Jonny hakkındaki şüphelerimi, ikinci sezonunda gerçek bir oyun kurucuya dönüşüp dönüşemeyeceğini düşünmeye başladım. O günlerde Calathes’in ağır hastasıydım ve Syracuse kampüsündeki havanın aksine Nick the Greek’in daha iyi oyuncu olacağından neredeyse emindim.2 Jim Boeheim’ın sistemi çabuk guardlar için eşi bulunmayacak bir lütuftu. Pozisyonu için kısa ve vasatın üstünde seyreden lateral hızı dışında savunmadaki temel yetilerden pek nasibini almamış Jonny adına, Boeheim’ın imzası olan 2-3 eşleşmeli alan savunması da birçok gediğin üzerini kapatan bir makyaj gibi iş görüyordu. Oyuncuları kovalamaktan yana çok fazla sorunu yoktu, genelde sahada istekli gözüküyordu ve bunun bir sonraki seviyede idare etmesine yeteceği düşünülüyordu. Boeheim’ın savunma paternleri sayesinde, yukarıda adı geçen Rose ve Mayo gibileriyle bire birde baş başa kalmaktan yırtıyordu. Hücumda ise yanlış tercihleri şimdiden göze batmaya başlamıştı. Fakat kimileri henüz çaylak olduğunu hatırlatıyordu ısrarla, kimileriyse pür bir oyun kurucu olmamasına rağmen 5.5 asist yapabilmesini manşetlere taşıyordu. Fakat bu tip oyuncular söz konusu olduğunda, görünen köy kılavuz istemez. Kendini bir NBA yıldızı olarak edimselleştirmesi hayli zor gözüken ve kaderinde sonsuza kadar bir kolej yıldızı olarak anılmak yazan bir kolej guardı prototipini görüyordum onda. Bu seviyede güçlü ilk adımıyla 35 saniye içinde isterse, Hasan Şaş gibi dönüp dönüp, beş kez geçebileceği savunmacılar bulabiliyordu. Şutunu belli seviyelerde tutabildiği takdirde, bu ortamda her gün 15-20 sayı marjında gezinebilirdi. Ancak NBA’de rekabet düzeyi artıp buradan ekmek yemesi güçleştikçe, cebinden başka neler çıkarabilecekti? Bu soru karşısındaki duralama süresinin arkasında, geride bıraktığımız Final-Four’un en cevval çocuklarından biri gibi gözüken Tyshawn “Ill-Advised” Taylor’ın neden ilk turdan seçilmeyeceğinin ve Fisher’ın bugünlerde neden Antalya Büyükşehir Belediyesi’ni kümede tutmakla uğraştığının cevapları da yatıyor.

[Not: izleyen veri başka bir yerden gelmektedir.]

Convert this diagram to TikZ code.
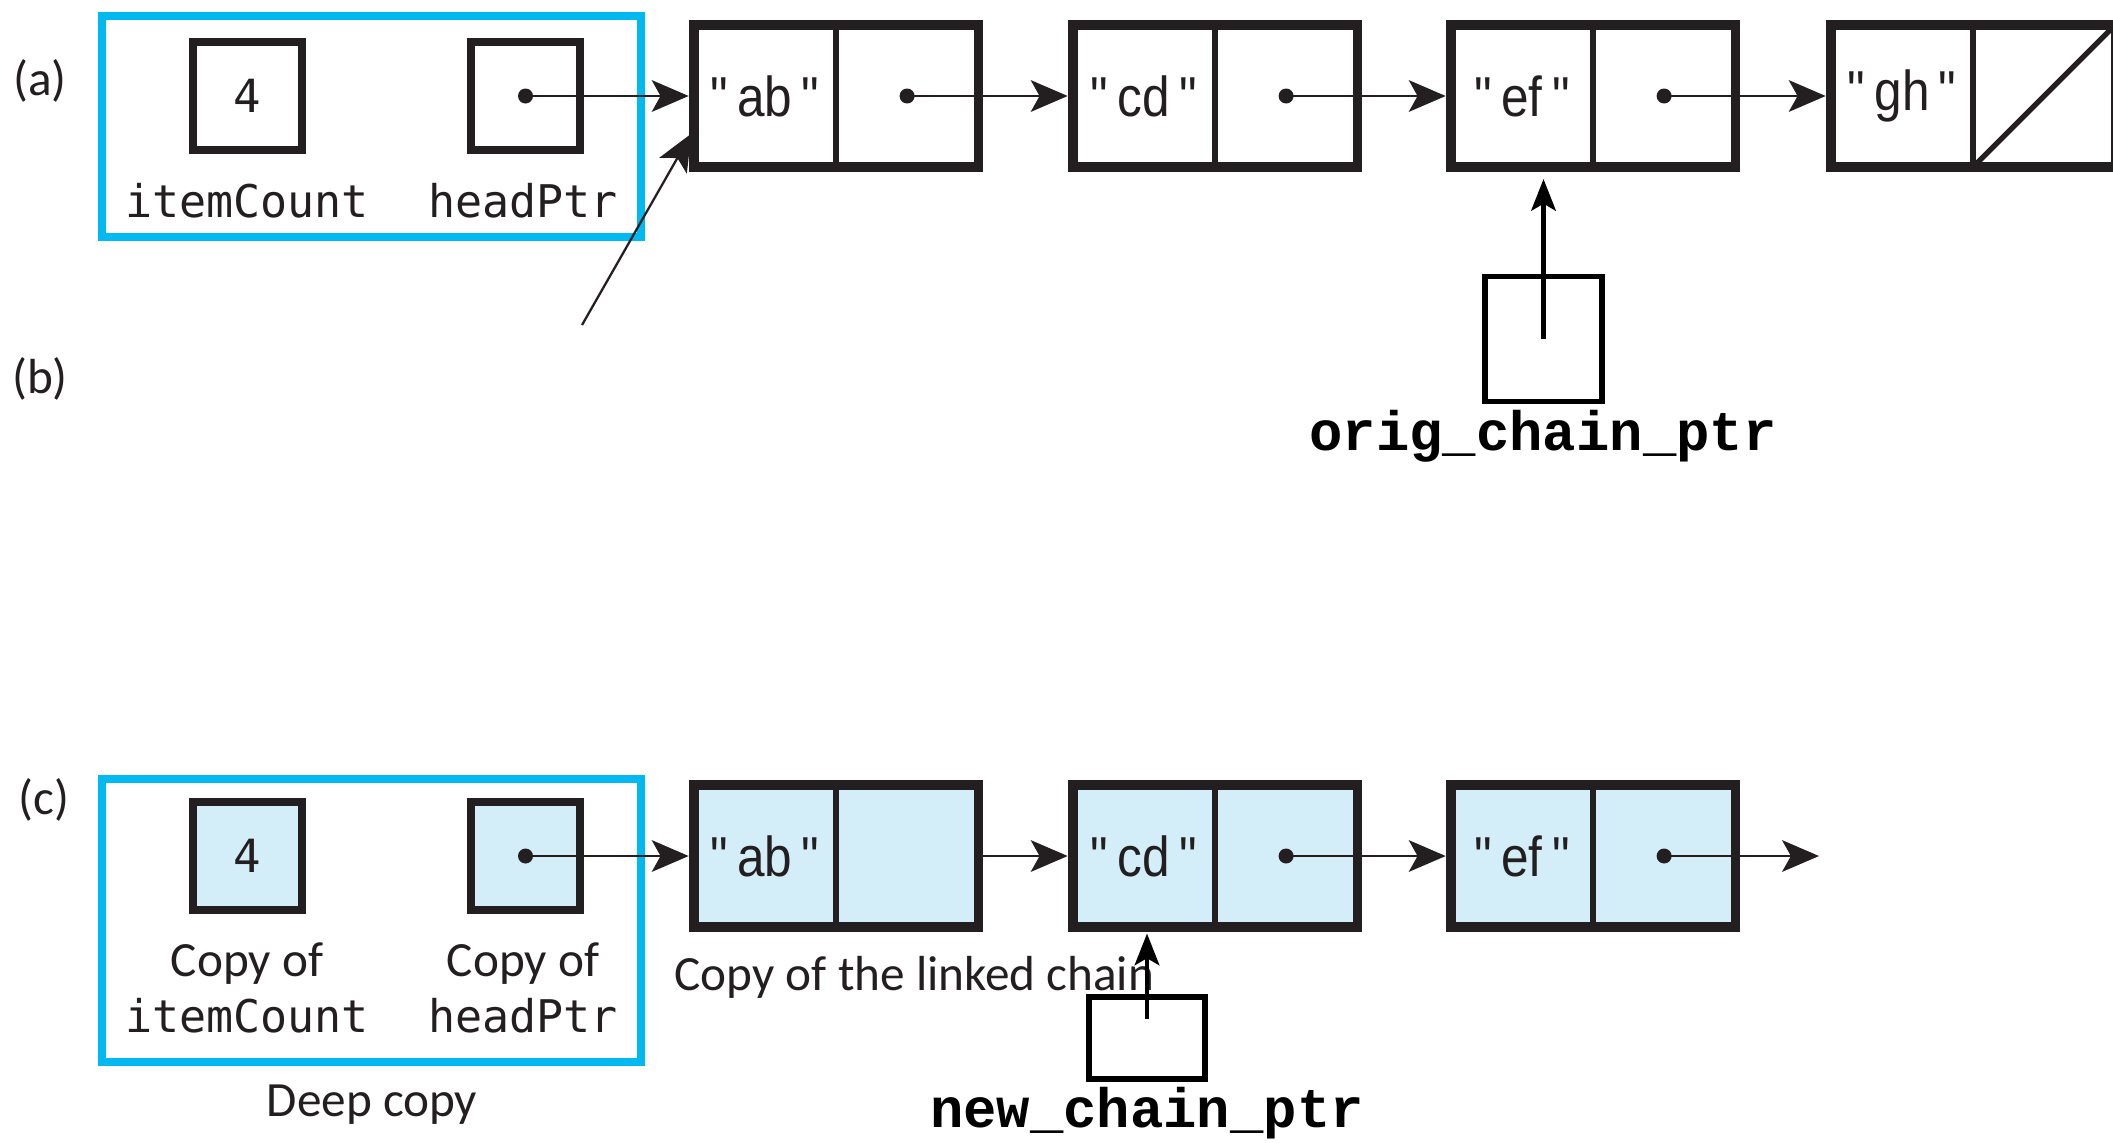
\documentclass[tikz,border=0pt]{standalone}
\usepackage{fontspec}
\setmainfont{Carlito}
\newfontfamily\codefont{DejaVu Sans Mono}
\newfontfamily\ptrfont{Liberation Mono}
\newfontfamily\cellfont[FakeStretch=0.88]{Liberation Sans}
\usetikzlibrary{arrows.meta,positioning}
\definecolor{ink}{HTML}{231F20}
\definecolor{framecyan}{HTML}{00B9F0}
\definecolor{copyfill}{HTML}{D4EEF9}

\begin{document}
\begin{tikzpicture}[
  x=0.01cm, y=-0.01cm,
  >=Stealth,
  cell/.style={
    draw=ink,
    line width=1.5pt,
    outer sep=0pt,
    inner sep=0pt,
    minimum width=1.42cm,
    minimum height=1.42cm,
    font=\cellfont\fontsize{16pt}{18pt}\selectfont,
    text=ink
  },
  cellframe/.style={draw=ink, line width=2.6pt},
  varbox/.style={
    draw=ink,
    line width=2.4pt,
    outer sep=0pt,
    inner sep=0pt,
    minimum width=1.09cm,
    minimum height=1.08cm,
    font=\codefont\fontsize{13pt}{15pt}\selectfont,
    text=ink
  },
  groupframe/.style={draw=framecyan, line width=2.1pt, minimum width=5.39cm, inner sep=0pt},
  ptrbox/.style={draw=black, line width=1.6pt, inner sep=0pt, outer sep=0pt},
  link/.style={-{Stealth[length=10.5pt,width=9pt,inset=2.5pt]}, draw=ink, line width=0.65pt, shorten >=1.5pt},
  extptr/.style={-{Stealth[length=9pt,width=7pt,inset=2pt]}, draw=black, line width=1.3pt},
  varname/.style={font=\codefont\fontsize{12.8pt}{15pt}\selectfont, text=ink, inner sep=0pt},
  caption/.style={font=\fontsize{14pt}{17pt}\selectfont, text=ink, inner sep=0pt},
  ptrname/.style={font=\ptrfont\bfseries\fontsize{15.8pt}{18pt}\selectfont, inner sep=0pt}
]
  \clip (0,0) rectangle (2113,1142);

  % Part labels
  \node[caption] (parta) at (40,81) {(a)};
  \node[caption] (partb) at (40,379) {(b)};
  \node[caption] (partc) at (44,800) {(c)};

  % (a) List object with itemCount and headPtr
  \node[groupframe, minimum height=2.21cm] (origframe) at (371.5,126.5) {};
  \node[varbox] (countbox) at (247.5,96) {4};
  \node[varbox] (headbox) at (525.5,96) {};
  \fill[ink] (headbox.center) circle (0.075cm);
  \node[varname, anchor=base] (countname) at (247,217) {itemCount};
  \node[varname, anchor=base] (headname) at (523,217) {headPtr};

  % Original linked chain
  \node[cell] (ab) at (765,96) {"\,ab\,"};
  \node[cell, right=0pt of ab] (abnext) {};
  \draw[cellframe] (ab.north west) rectangle (abnext.south east);
  \node[cell] (cd) at (1144,96) {"\,cd\,"};
  \node[cell, right=0pt of cd] (cdnext) {};
  \draw[cellframe] (cd.north west) rectangle (cdnext.south east);
  \node[cell] (ef) at (1522,96) {"\,ef\,"};
  \node[cell, right=0pt of ef] (efnext) {};
  \draw[cellframe] (ef.north west) rectangle (efnext.south east);
  \node[cell] (gh) at (1902,96) {"\,gh\,"};
  \node[cell, right=0pt of gh] (ghnext) {};
  \draw[cellframe] (gh.north west) rectangle (ghnext.south east);
  \draw[ink, line width=1.5pt] (ghnext.south west) -- (ghnext.north east);

  \fill[ink] (abnext.center) circle (0.075cm);
  \fill[ink] (cdnext.center) circle (0.075cm);
  \fill[ink] (efnext.center) circle (0.075cm);
  \draw[link] (headbox.center) -- (ab.west);
  \draw[link] (abnext.center) -- (cd.west);
  \draw[link] (cdnext.center) -- (ef.west);
  \draw[link] (efnext.center) -- (gh.west);

  % (b) second pointer into the same chain
  \coordinate (sharedfoot) at (582,325);
  \draw[link] (sharedfoot) -- ([yshift=-0.33cm]ab.west);

  % orig_chain_ptr
  \node[ptrbox, minimum width=1.17cm, minimum height=1.25cm] (origptr) at (1543.5,339) {};
  \draw[extptr, shorten >=0.12cm] (origptr.center) -- (origptr.center |- ef.south);
  \node[ptrname, anchor=base] (origname) at (1543,450) {orig\_chain\_ptr};

  % (c) Deep copy of the list object
  \node[groupframe, minimum height=2.83cm] (copyframe) at (371.5,920.5) {};
  \node[varbox, fill=copyfill] (ccountbox) at (247.5,856) {4};
  \node[varbox, fill=copyfill] (cheadbox) at (525.5,856) {};
  \fill[ink] (cheadbox.center) circle (0.075cm);
  \node[caption, anchor=base] (ccountcap) at (247,976) {Copy of};
  \node[varname, anchor=base] (ccountname) at (247,1032) {itemCount};
  \node[caption, anchor=base] (cheadcap) at (523,976) {Copy of};
  \node[varname, anchor=base] (cheadname) at (523,1032) {headPtr};
  \node[caption, anchor=base] (deepcap) at (372,1116) {Deep copy};

  % Copied linked chain
  \node[cell, fill=copyfill] (cab) at (765,856) {"\,ab\,"};
  \node[cell, fill=copyfill, right=0pt of cab] (cabnext) {};
  \draw[cellframe] (cab.north west) rectangle (cabnext.south east);
  \node[cell, fill=copyfill] (ccd) at (1144,856) {"\,cd\,"};
  \node[cell, fill=copyfill, right=0pt of ccd] (ccdnext) {};
  \draw[cellframe] (ccd.north west) rectangle (ccdnext.south east);
  \node[cell, fill=copyfill] (cef) at (1522,856) {"\,ef\,"};
  \node[cell, fill=copyfill, right=0pt of cef] (cefnext) {};
  \draw[cellframe] (cef.north west) rectangle (cefnext.south east);
  \coordinate (cend) at (1819,856);

  \fill[ink] (ccdnext.center) circle (0.075cm);
  \fill[ink] (cefnext.center) circle (0.075cm);
  \draw[link] (cheadbox.center) -- (cab.west);
  \draw[link] ([xshift=1.3pt]cabnext.east) -- (ccd.west);
  \draw[link] (ccdnext.center) -- (cef.west);
  \draw[link, shorten >=0pt] (cefnext.center) -- (cend);
  \node[caption, anchor=base west] (chaincap) at (674,990) {Copy of the linked chain};

  % new_chain_ptr
  \node[ptrbox, minimum width=1.16cm, minimum height=0.82cm] (newptr) at (1147,1038) {};
  \draw[extptr, shorten >=0.065cm] ([yshift=0.19cm]newptr.center) -- (newptr.center |- ccd.south);
  \node[ptrname, anchor=base] (newname) at (1147,1127) {new\_chain\_ptr};
\end{tikzpicture}
\end{document}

Kısacası, olayı gördüğüm perspektiften Jonny sadece doğru zamanda, doğru yerde olan bir veletti. İyi senaryoda, kendisinden bu ligde veteran olmasını sağlayabilecek bir malzeme çıkarabilirdi. Ama üzerinden dönen muhabbetler yüzünden, gittiği her yerde ‘beklentilerin altında ezilmiş adam’ laneti de onunla birlikte olacaktı.

O günlerde Johnny hakkında bir röportaja denk gelmiştim. Times onu okuyucularına “Nu-Folk’un Poster Çocuğu” olarak tanıtmıştı ve okuduktan sonra paralel şeyler düşündüm: Doğru zamanda, doğru yerde.

Kaybedenler Kulübü edebiyatının da körüklediği tavırlardan biri sanırım, mütemadiyen doğru zamanda, doğru yerde gözüken adamları tespit edip durmak. Talihin bu sillesi karşısında iç çeker gibi görünüp, esasen tutunamamışlığını besleme amacı gütmek. Alain Bashung’un kelimeleriyle “başarısızlığını ısıtıp ısıtıp yiyen” ve “tutunamadığı için kendini tebrik eden” birtakım adamlar. 2008’de böyle biri miydim, yoksa şimdi bu tanıma daha çok mu uyuyorum, emin değilim. Zaten yazı da sadece adı “Cani Flin” şeklinde okunanlarla ilgili ve bu yüzden benim hayatım bağlam dışı.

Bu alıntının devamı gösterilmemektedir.